I cut more access hatches in the sole so I can have access to every part of the hull.
News Update! Oceanus is featured in Three Sheets Northwest, an on-line boating magazine. Here's the article.

Sunday, May 4, 2014

Oceanus Named an Honorary Columbia 50

Columbia 50, Hermie, homeport Rowayton, Connecticut, shows her racing style in 2010. In that year she won the NYYC Cygnet Cup with three firsts and two seconds as well as the "Lobster Run" from Stonington, Connecticut to Boothbay Harbor, Maine with a family crew.
I'm going to cast aside any false modesty and just tell you that Oceanus is an honorary Columbia 50. I was surprised, pleased and proud when Kevin Reilly made Oceanus part of the Columbia 50 Owners Group. I've written before about Kevin and his wonderful web site celebrating Columbia 50s.

There's a lot to like about Columbia 50s and Kevin should know -- he's owned two of them. Cruising World recently named the Columbia 50 one of the best production sailboats of all time. The boat certainly inspires a dedicated group of owners who lavish attention (and boat bucks) on the old girls. The boats Kevin features on his site are sailed often, well maintained and upgraded.

Little sister, Columbia 43.

Big sister, Columbia 50.
Columbia 43s and 50s are more alike than most sailors think.
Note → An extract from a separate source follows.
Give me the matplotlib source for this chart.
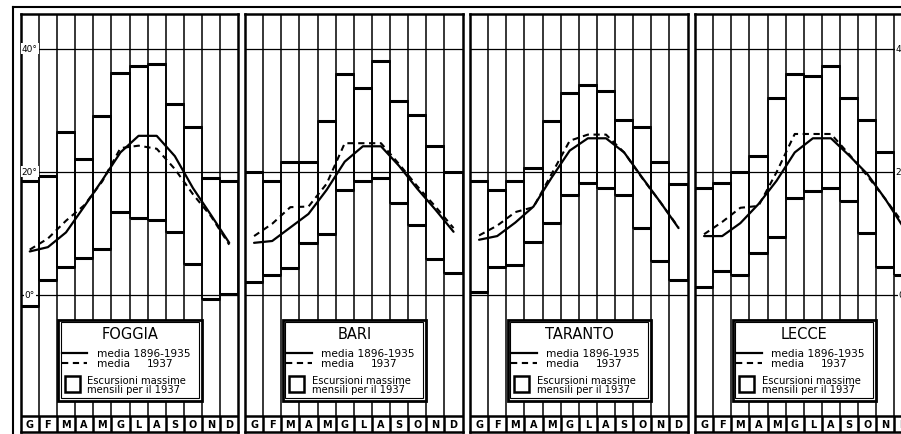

Besides the obvious -- same designer, flush deck and small gun-turret deck house -- they share many other features. Tripp designed several cabin layouts for the 50, the most popular of which is nearly identical to the 43 cabin arrangement. They both have balanced spade rudders and large fin keel. The beam and draft is about the same and there is only about a foot difference in the waterline length.

Columbia 50
Columbia 43 Mark 1
50 feet
43.25 feet
33.25 feet
32 feet
12.03 feet
12.33 feet
6.52 feet
6.92 feet
32,000 pounds
18,900 pounds
14,600 pounds
9,500 pounds
Ballast to Displacement Ratio
Sail Area
979 square feet
806 square feet
Sail Area to Displacement Ratio
Number Built
153 (all three Marks)
PHRF Handicap
 William Tripp, Jr.
William Tripp, Jr. 

The biggest difference is not the length, but in how much these two sisters weigh. A 50 is half again as heavy as a 43. The 43, at the time it was built, was considered an ultra-light racer. Now she would be a heavyweight compared to today's ultra lights. In her day, however, she was a game changer and a very competitive boat.
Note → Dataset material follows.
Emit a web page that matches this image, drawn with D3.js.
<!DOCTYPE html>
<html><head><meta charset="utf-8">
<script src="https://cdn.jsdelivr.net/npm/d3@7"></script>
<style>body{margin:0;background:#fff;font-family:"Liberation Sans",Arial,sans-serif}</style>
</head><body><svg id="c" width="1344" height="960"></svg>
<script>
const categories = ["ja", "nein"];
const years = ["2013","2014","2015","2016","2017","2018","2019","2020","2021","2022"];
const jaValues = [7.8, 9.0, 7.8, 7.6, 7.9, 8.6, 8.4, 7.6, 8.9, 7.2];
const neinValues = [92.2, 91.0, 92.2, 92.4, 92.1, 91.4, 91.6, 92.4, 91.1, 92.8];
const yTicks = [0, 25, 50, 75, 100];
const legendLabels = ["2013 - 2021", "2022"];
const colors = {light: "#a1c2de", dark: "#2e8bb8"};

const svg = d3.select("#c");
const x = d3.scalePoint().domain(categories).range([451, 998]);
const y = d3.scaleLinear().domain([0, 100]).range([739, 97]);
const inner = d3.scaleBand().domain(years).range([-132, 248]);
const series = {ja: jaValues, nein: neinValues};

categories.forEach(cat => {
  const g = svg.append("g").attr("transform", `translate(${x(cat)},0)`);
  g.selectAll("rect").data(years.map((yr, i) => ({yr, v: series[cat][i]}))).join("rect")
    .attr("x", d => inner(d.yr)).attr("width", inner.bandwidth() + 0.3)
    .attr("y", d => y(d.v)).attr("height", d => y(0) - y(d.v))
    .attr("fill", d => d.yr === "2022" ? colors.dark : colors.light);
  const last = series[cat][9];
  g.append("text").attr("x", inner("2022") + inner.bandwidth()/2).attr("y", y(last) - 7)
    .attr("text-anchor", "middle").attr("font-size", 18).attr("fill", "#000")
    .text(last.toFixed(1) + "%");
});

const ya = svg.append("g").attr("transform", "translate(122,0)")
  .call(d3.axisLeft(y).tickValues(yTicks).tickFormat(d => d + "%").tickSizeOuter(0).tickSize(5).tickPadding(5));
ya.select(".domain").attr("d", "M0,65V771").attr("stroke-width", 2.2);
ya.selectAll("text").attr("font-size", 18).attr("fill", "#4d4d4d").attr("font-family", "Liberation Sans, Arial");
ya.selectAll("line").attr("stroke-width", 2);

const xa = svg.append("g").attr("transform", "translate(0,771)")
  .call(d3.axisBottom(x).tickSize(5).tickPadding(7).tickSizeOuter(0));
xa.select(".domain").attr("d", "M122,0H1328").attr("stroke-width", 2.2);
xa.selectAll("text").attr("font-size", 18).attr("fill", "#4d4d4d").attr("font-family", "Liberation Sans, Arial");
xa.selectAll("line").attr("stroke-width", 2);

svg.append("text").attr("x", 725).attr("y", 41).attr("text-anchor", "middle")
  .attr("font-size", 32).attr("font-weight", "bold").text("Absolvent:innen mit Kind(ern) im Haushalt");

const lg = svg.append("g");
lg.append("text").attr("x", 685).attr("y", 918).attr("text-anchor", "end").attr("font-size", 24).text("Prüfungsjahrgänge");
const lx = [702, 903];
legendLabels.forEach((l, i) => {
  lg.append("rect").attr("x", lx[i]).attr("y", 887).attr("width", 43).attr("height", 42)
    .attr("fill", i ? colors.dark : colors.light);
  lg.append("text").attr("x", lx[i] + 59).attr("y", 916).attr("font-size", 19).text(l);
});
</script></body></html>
Both boats have an impressive racing record.
Simoon shows her racing style in 1967.
The Columbia 50 hit the race scene about 1967. That year Simoon, won her class of 24 in the Transpac and come in second overall. She was also first in class in the Newport to Ensenada Yacht Race, which was the largest ocean sailboat race in the world.

In 1973, a Columbia 43, Encore, won the Transpac Class B. A few years earlier, another 43, Blue Norther, was first overall in the ocean racing class in the Newport-Ensenada race.
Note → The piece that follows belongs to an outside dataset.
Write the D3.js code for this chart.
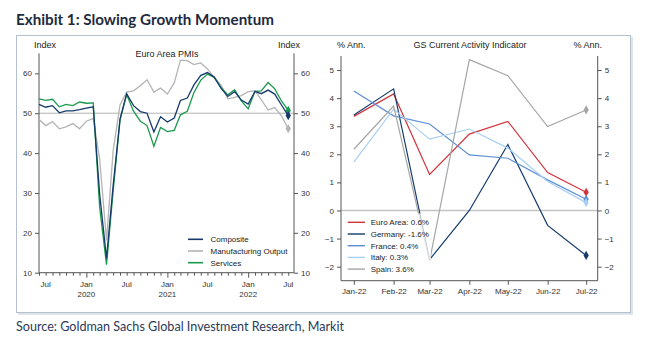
<!DOCTYPE html>
<html><head><meta charset="utf-8">
<script src="https://cdn.jsdelivr.net/npm/d3@7"></script>
<style>body{margin:0;background:#fff}svg{display:block}</style>
</head><body><div id="c"></div>
<script>
// ---------- data ----------
const pmiStart = [2019, 5]; // Jun 2019 (month index 0-based)
const composite = [52.2,51.5,51.9,50.1,50.6,50.6,50.9, 51.3,51.6,29.7,13.6,31.9,48.5,54.9,51.9,50.4,50.0,45.3,49.1, 47.8,48.8,53.2,53.8,57.1,59.5,60.2,59.0,56.2,54.2,55.4,53.3, 52.3,55.5,54.9,55.8,54.8,52.0,49.4];
const mfgOutput = [48.5,46.9,47.9,46.1,46.6,47.4,46.1, 48.0,48.7,38.5,18.1,40.6,52.1,55.3,55.6,56.9,58.4,55.3,56.3, 54.8,57.6,63.3,63.2,62.2,62.6,61.1,59.0,57.0,53.6,54.0,54.4, 55.4,55.6,53.4,50.8,51.4,49.3,46.1];
const services = [53.6,53.2,53.5,51.6,52.2,51.9,52.8, 52.5,52.6,26.4,12.0,30.5,48.3,54.7,50.5,48.0,46.9,41.7,46.4, 45.4,45.7,49.6,50.5,55.2,58.3,59.8,59.0,56.4,54.6,55.9,53.1, 51.1,55.5,55.6,57.7,56.1,53.0,50.7];
const pmiTicks = [10,20,30,40,50,60];

const caiMonths = ["Jan-22","Feb-22","Mar-22","Apr-22","May-22","Jun-22","Jul-22"];
const euroArea = [3.35,4.15,1.28,2.72,3.17,1.35,0.65];
const germany  = [3.40,4.33,-1.75,0.0,2.35,-0.53,-1.60];
const france   = [4.25,3.37,3.08,1.98,1.86,1.09,0.40];
const italy    = [1.72,3.61,2.54,2.90,2.22,1.03,0.28];
const spain    = [2.18,3.72,-1.80,5.37,4.80,2.99,3.58];
const caiLabels = ["Euro Area: 0.6%","Germany: -1.6%","France: 0.4%","Italy: 0.3%","Spain: 3.6%"];
const caiTicks = [-2,-1,0,1,2,3,4,5];

// ---------- setup ----------
const W=652,H=357;
const svg=d3.select("#c").append("svg").attr("width",W).attr("height",H)
  .style("font-family","'Liberation Sans',Arial,sans-serif");
svg.append("rect").attr("width",W).attr("height",H).attr("fill","#fff");

// title
svg.append("text").attr("x",16).attr("y",25).text("Exhibit 1: Slowing Growth Momentum")
  .attr("font-family","Lato,'Open Sans',sans-serif").attr("font-weight","bold").attr("font-size",16)
  .attr("fill","#1e2a40").attr("textLength",258).attr("lengthAdjust","spacingAndGlyphs");

// frame with shadow
svg.append("rect").attr("x",18).attr("y",37).attr("width",615).attr("height",278).attr("fill","#c9d1dc").attr("opacity",0.6);
svg.append("rect").attr("x",16.5).attr("y",35.5).attr("width",614).attr("height",277).attr("fill","#fff").attr("stroke","#b4c0cf").attr("stroke-width",1);

// source
svg.append("text").attr("x",16).attr("y",331).text("Source: Goldman Sachs Global Investment Research, Markit")
  .attr("font-family","Lato,'Open Sans',sans-serif").attr("font-size",13)
  .attr("fill","#2a3a58").attr("textLength",328).attr("lengthAdjust","spacingAndGlyphs");

const axisCol="#555", txtCol="#333";

// ---------- left chart ----------
const L=svg.append("g");
const x1=d3.scaleTime().domain([new Date(2019,5,1),new Date(2022,6,27)]).range([39,294]);
const y1=d3.scaleLinear().domain([10,65]).range([272.7,53.4]);
const dates1=composite.map((d,i)=>new Date(pmiStart[0],pmiStart[1]+i,1));

// 50 line
L.append("line").attr("x1",39).attr("x2",294).attr("y1",y1(50)).attr("y2",y1(50)).attr("stroke","#b3b3b3").attr("stroke-width",1);

const axL=L.append("g").attr("transform","translate(39,0)").call(d3.axisLeft(y1).tickValues(pmiTicks).tickSize(4).tickPadding(3));
const axR=L.append("g").attr("transform","translate(294,0)").call(d3.axisRight(y1).tickValues(pmiTicks).tickSize(4).tickPadding(3));
// x axis with monthly ticks
const months1=d3.timeMonth.range(new Date(2019,5,1),new Date(2022,7,1));
const axB=L.append("g").attr("transform",`translate(0,${y1(10)})`)
  .call(d3.axisBottom(x1).tickValues(months1).tickSize(3).tickFormat(d=>""));
axB.selectAll(".tick line").attr("y2",d=>d.getMonth()===0?5:3);
[axL,axR,axB].forEach(a=>{a.selectAll("path,line").attr("stroke",axisCol);a.selectAll("text").attr("fill",txtCol).attr("font-size",8).attr("font-family","'Liberation Sans',Arial,sans-serif");});
axB.select(".domain").attr("d",`M39,0H294`);
axL.select(".domain").attr("d",`M0,${y1(65)}V${y1(10)}`);
axR.select(".domain").attr("d",`M0,${y1(65)}V${y1(10)}`);
// month labels
const lab1=months1.filter(d=>d.getMonth()===0||d.getMonth()===6);
L.selectAll(".ml").data(lab1).enter().append("text").attr("x",d=>x1(d)).attr("y",286.5)
  .attr("text-anchor","middle").attr("font-size",8).attr("fill",txtCol).text(d=>d.getMonth()===0?"Jan":"Jul");
L.selectAll(".yl").data(lab1.filter(d=>d.getMonth()===0)).enter().append("text").attr("x",d=>x1(d)).attr("y",296.5)
  .attr("text-anchor","middle").attr("font-size",8).attr("fill",txtCol).text(d=>d.getFullYear());

L.append("text").attr("x",34).attr("y",48).attr("font-size",9).attr("fill","#222").text("Index");
L.append("text").attr("x",300).attr("y",48).attr("text-anchor","end").attr("font-size",9).attr("fill","#222").text("Index");
L.append("text").attr("x",167).attr("y",57).attr("text-anchor","middle").attr("font-size",9).attr("fill","#222").text("Euro Area PMIs");

const ser1=[{v:mfgOutput,c:"#b4b4b4",n:"Manufacturing Output"},{v:services,c:"#1b9a4e",n:"Services"},{v:composite,c:"#163a6b",n:"Composite"}];
const line1=d3.line().x((d,i)=>x1(dates1[i])).y(d=>y1(d));
ser1.forEach(s=>{
  L.append("path").datum(s.v).attr("d",line1).attr("fill","none").attr("stroke",s.c).attr("stroke-width",1.3);
  const n=s.v.length-1;
  L.append("path").attr("d",d3.symbol(d3.symbolDiamond,24)()).attr("transform",`translate(${x1(dates1[n])},${y1(s.v[n])})`).attr("fill",s.c);
});
// legend left
const leg1=[{c:"#163a6b",n:"Composite"},{c:"#b4b4b4",n:"Manufacturing Output"},{c:"#1b9a4e",n:"Services"}];
leg1.forEach((d,i)=>{
  const yy=239.3+i*11.7;
  L.append("line").attr("x1",188).attr("x2",203).attr("y1",yy).attr("y2",yy).attr("stroke",d.c).attr("stroke-width",1.6);
  L.append("text").attr("x",210.5).attr("y",yy+3).attr("font-size",8).attr("fill","#222").text(d.n);
});

// ---------- right chart ----------
const R=svg.append("g");
const dates2=caiMonths.map((m,i)=>new Date(2022,i,1));
const x2=d3.scaleTime().domain([new Date(2021,11,22),new Date(2022,6,10)]).range([341,597.7]);
const y2=d3.scaleLinear().domain([-2.5,5.5]).range([280.7,56]);

R.append("line").attr("x1",341).attr("x2",597.7).attr("y1",y2(0)).attr("y2",y2(0)).attr("stroke","#c4c4c4").attr("stroke-width",1.6);
const bxL=R.append("g").attr("transform","translate(341,0)").call(d3.axisLeft(y2).tickValues(caiTicks).tickSize(4).tickPadding(3).tickFormat(d3.format("d")));
const bxR=R.append("g").attr("transform","translate(597.7,0)").call(d3.axisRight(y2).tickValues(caiTicks).tickSize(4).tickPadding(3).tickFormat(d3.format("d")));
const bxB=R.append("g").attr("transform",`translate(0,280.7)`).call(d3.axisBottom(x2).tickValues(dates2).tickSize(4).tickPadding(4).tickFormat((d,i)=>caiMonths[i]));
[bxL,bxR,bxB].forEach(a=>{a.selectAll("path,line").attr("stroke",axisCol);a.selectAll("text").attr("fill",txtCol).attr("font-size",8).attr("font-family","'Liberation Sans',Arial,sans-serif");});
bxB.select(".domain").attr("d","M341,0H597.7");
bxL.select(".domain").attr("d",`M0,${y2(5.5)}V${y2(-2.5)}`);
bxR.select(".domain").attr("d",`M0,${y2(5.5)}V${y2(-2.5)}`);

R.append("text").attr("x",337).attr("y",48).attr("font-size",9).attr("fill","#222").text("% Ann.");
R.append("text").attr("x",602).attr("y",48).attr("text-anchor","end").attr("font-size",9).attr("fill","#222").text("% Ann.");
R.append("text").attr("x",470).attr("y",48).attr("text-anchor","middle").attr("font-size",9).attr("fill","#222").text("GS Current Activity Indicator");

const ser2=[{v:euroArea,c:"#d2343c"},{v:germany,c:"#143c6e"},{v:france,c:"#5b8fd4"},{v:italy,c:"#a8d0f4"},{v:spain,c:"#a6a6a6"}];
const line2=d3.line().x((d,i)=>x2(dates2[i])).y(d=>y2(d));
ser2.forEach(s=>{
  R.append("path").datum(s.v).attr("d",line2).attr("fill","none").attr("stroke",s.c).attr("stroke-width",1.2);
});
// legend background (semi-transparent)
R.append("rect").attr("x",343).attr("y",213.5).attr("width",88).attr("height",63).attr("fill","#fff").attr("opacity",0.7);
ser2.forEach(s=>{
  const n=s.v.length-1;
  R.append("path").attr("d",d3.symbol(d3.symbolDiamond,24)()).attr("transform",`translate(${x2(dates2[n])},${y2(s.v[n])})`).attr("fill",s.c);
});
caiLabels.forEach((t,i)=>{
  const yy=222.3+i*11.7;
  R.append("line").attr("x1",347.7).attr("x2",365).attr("y1",yy).attr("y2",yy).attr("stroke",ser2[i].c).attr("stroke-width",1.4);
  R.append("text").attr("x",370.7).attr("y",yy+3).attr("font-size",8).attr("fill","#222").text(t);
});
</script></body></html>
Both 50s and 43s are actively raced today. On his website, Kevin documents several great examples of Columbia 50s that are still actively raced as the fleet enters its 50th year.

Stumppy J, a Columbia 43 Mark III, heads for the finish line in the 2013 Transpac.
Columbia 43s are still competitive on the race course as well, exemplified by Stumppy J, a Columbia 43 Mark III, making a good showing in the 2013 Transpac. In the same race, the 83-year-old yacht Dorade, was the overall winner on corrected time. Older yachts being seriously campaigned in big-time ocean races is an exciting trend for classic sailboat lovers. The new Columbia Yacht Corporation is helping the trend by offering a completely refurbished Columbia 50 with a new boat warranty. Let's hope their next project will be a Columbia 43!

The pictures on Kevin's web site are serious eye candy, as the two I borrowed for this article attest. I spend a lot of time just looking at them. It's an honor for Oceanus to be among them. My ideal cruising buddy boat would be a friendly couple or family in a Columbia 50. Sitting in Oceanus's cockpit and gazing across a beautiful anchorage at a sleek Columbia 50... views don't get much better than that.